His advice for prospective pumpkin carvers is commonsense and reassuring.
"The first thing that you can do is pick a shape of pumpkin you like and a color you like," he said. "There’s all kinds of shapes, there’s white ones, there’s yellow ones. There’s flat ones that stack up. There’s really nice round ones."
A pumpkin with a deep furrows might be good for a wrinkled face, he said, while an especially large, rounded pumpkin is good for a jack-o’-lantern with several faces carved into it.
"You might want a tall, teardrop-shaped one to do something with elongated eyes and nose," he said.
Moody recommends getting a pumpkin carving kit, especially if children will be doing the carving.
"They’ll contain scoops and saws and candles and nonsharp cutting tools that won’t cut the skin," Moody said. But he said to avoid knives with small, sharp teeth, preferring instead knives with "deeper, almost rounded serrations about a quarter-inch deep." Moody himself uses a paring knife to do most of the carving, occasionally turning to a boning or a fillet knife.
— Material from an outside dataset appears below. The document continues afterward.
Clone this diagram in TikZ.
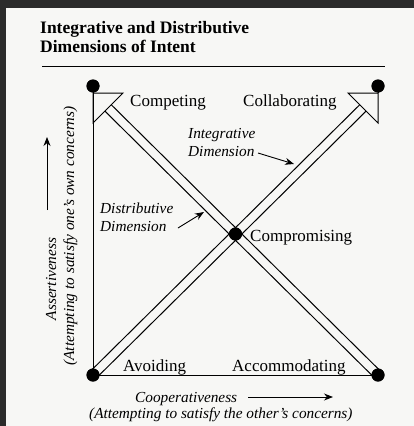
\documentclass[tikz,border=0pt]{standalone}
\usepackage{fontspec}
\setmainfont{Liberation Serif}
\usetikzlibrary{arrows.meta,calc}

\definecolor{frame}{HTML}{2B2B2B}
\definecolor{paper}{HTML}{F7F7F5}

\begin{document}
\begin{tikzpicture}[x=1pt,y=-1pt,
  dot/.style={circle,fill=black,inner sep=0pt,minimum size=13pt},
  lbl/.style={inner sep=0pt,anchor=base west,font=\fontsize{17}{18}\selectfont},
  ital/.style={inner sep=0pt,anchor=base west,align=left,font=\fontsize{15.3}{18}\selectfont\itshape},
  edge/.style={line width=1pt},
  pointer/.style={line width=0.9pt,-{Stealth[length=9pt,width=7pt]}}]

% page and dark border
\fill[frame] (0,0) rectangle (414,426);
\fill[paper] (6,8) rectangle (414,426);

% title (base = last line)
\node [inner sep=0pt, anchor=base west, align=left, font=\fontsize{17.5}{19}\selectfont\bfseries] (title) at (40,52) {Integrative and Distributive\\Dimensions of Intent};
\draw[edge] (42,66)--(385,66);

% corners
\node [dot] (compete) at (93,86) {};
\node [dot] (collab) at (378,86) {};
\node [dot] (avoid) at (93,375) {};
\node [dot] (accom) at (378,375) {};
\node [dot] (comprom) at (235.5,234) {};

\coordinate (tl) at (93,93);
\coordinate (tr) at (378,93);

% axes
\draw[edge] (compete.center)--(avoid.center)--(accom.center);
\draw[edge] (collab.center)--(tr);

% distributive arrow (accommodating -> competing)
\draw[edge] ($(tl)+(30,0)$)--(tl)--($(tl)+(0,30)$)--cycle;
\coordinate (nwbase) at ($(tl)!21.2pt!(accom)$);
\draw[edge] ($(nwbase)!4.5pt!90:(accom)$)--($(accom)!4.5pt!-90:(nwbase)$);
\draw[edge] ($(nwbase)!4.5pt!-90:(accom)$)--($(accom)!4.5pt!90:(nwbase)$);

% integrative arrow (avoiding -> collaborating)
\draw[edge] ($(tr)+(-30,0)$)--(tr)--($(tr)+(0,30)$)--cycle;
\coordinate (nebase) at ($(tr)!21.2pt!(avoid)$);
\draw[edge] ($(nebase)!4.5pt!90:(avoid)$)--($(avoid)!4.5pt!-90:(nebase)$);
\draw[edge] ($(nebase)!4.5pt!-90:(avoid)$)--($(avoid)!4.5pt!90:(nebase)$);

% dots on top again
\fill (compete) circle (6.5pt) (collab) circle (6.5pt) (avoid) circle (6.5pt) (accom) circle (6.5pt) (comprom) circle (6.5pt);

% mode labels
\node [lbl] (competelbl) at (130,106) {Competing};
\node [lbl] (collablbl) at (243,106) {Collaborating};
\node [lbl] (avoidlbl) at (123,371) {Avoiding};
\node [lbl] (accomlbl) at (232,371) {Accommodating};
\node [lbl] (compromlbl) at (250,241) {Compromising};

% dimension labels (base = last line)
\node [ital] (intlbl) at (188,156) {Integrative\\Dimension};
\coordinate (inttail) at (258,153);
\coordinate (inthead) at (294,164);
\draw[pointer] (inttail)--(inthead);

\node [ital] (distlbl) at (100,231) {Distributive\\Dimension};
\coordinate (disttail) at (178,228);
\coordinate (disthead) at (204,212);
\draw[pointer] (disttail)--(disthead);

% axis titles
\node [ital] (coop) at (135,402) {Cooperativeness};
\node [ital] (coopnote) at (89,418) {(Attempting to satisfy the other's concerns)};
\coordinate (cooptail) at (248,397);
\coordinate (coophead) at (333,397);
\draw[pointer] (cooptail)--(coophead);

\node [inner sep=0pt, anchor=base, rotate=90, font=\fontsize{15.3}{17}\selectfont\itshape] (assert) at (56,279) {Assertiveness};
\node [inner sep=0pt, anchor=base, rotate=90, font=\fontsize{15.3}{17}\selectfont\itshape] (assertnote) at (74,236) {(Attempting to satisfy one's own concerns)};
\coordinate (asserttail) at (47,210);
\coordinate (asserthead) at (47,137);
\draw[pointer] (asserttail)--(asserthead);

\end{tikzpicture}
\end{document}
Safeway stores have kits available for $4.99 that, include cutting tools, patterns and a tool for tracing patterns onto pumpkins.
Pumpkins are on sale for 59 cents a pound, and a 10- to 12-pound pumpkin is a typical size for a good jack-o’-lantern.
Moody’s last bit of advice is to leave your ego behind.
"You have to remember it’s your art, and it can’t be wrong no matter what you do," he said. "That’s the biggest thing that people have a problem with. It’s ‘Oh, I can’t carve a pumpkin, I’m not an artist, I can’t draw a straight line.’ It doesn’t matter. It’s yours."
The jack-o’-lantern tradition stems from an old Irish legend about a mean, cruel man named Jack who tricked the devil into denying him entrance into hell but who was also denied entry into heaven. The devil eventually gave Jack an ember from the flames of hell — which Jack toted in a hollowed-out pumpkin — to provide light in the darkness between heaven and hell.
Moody has been carving pumpkins since childhood, but it wasn’t until he had kids of his own that he came up with the idea to carve a huge pumpkin into a carriage, as in the Cinderella fairy tale. It took him five years to acquire a 590-pound pumpkin, and more than 30 hours to carve "because I was afraid to make a mistake." Now he takes about two to four hours to carve a giant pumpkin.
Moody will sometimes have a face in mind when he carves a pumpkin, especially when asked by his grandson to carve a cartoon character. More often, however, he gets a pumpkin and studies it closely, like a sculptor looking at a stone or piece of wood.
"I’ll look at them from every direction," he said. "On the giants I’ll even stand on top of them and look down at them. … It just depends on what’s in the pumpkin and what jumps out at me."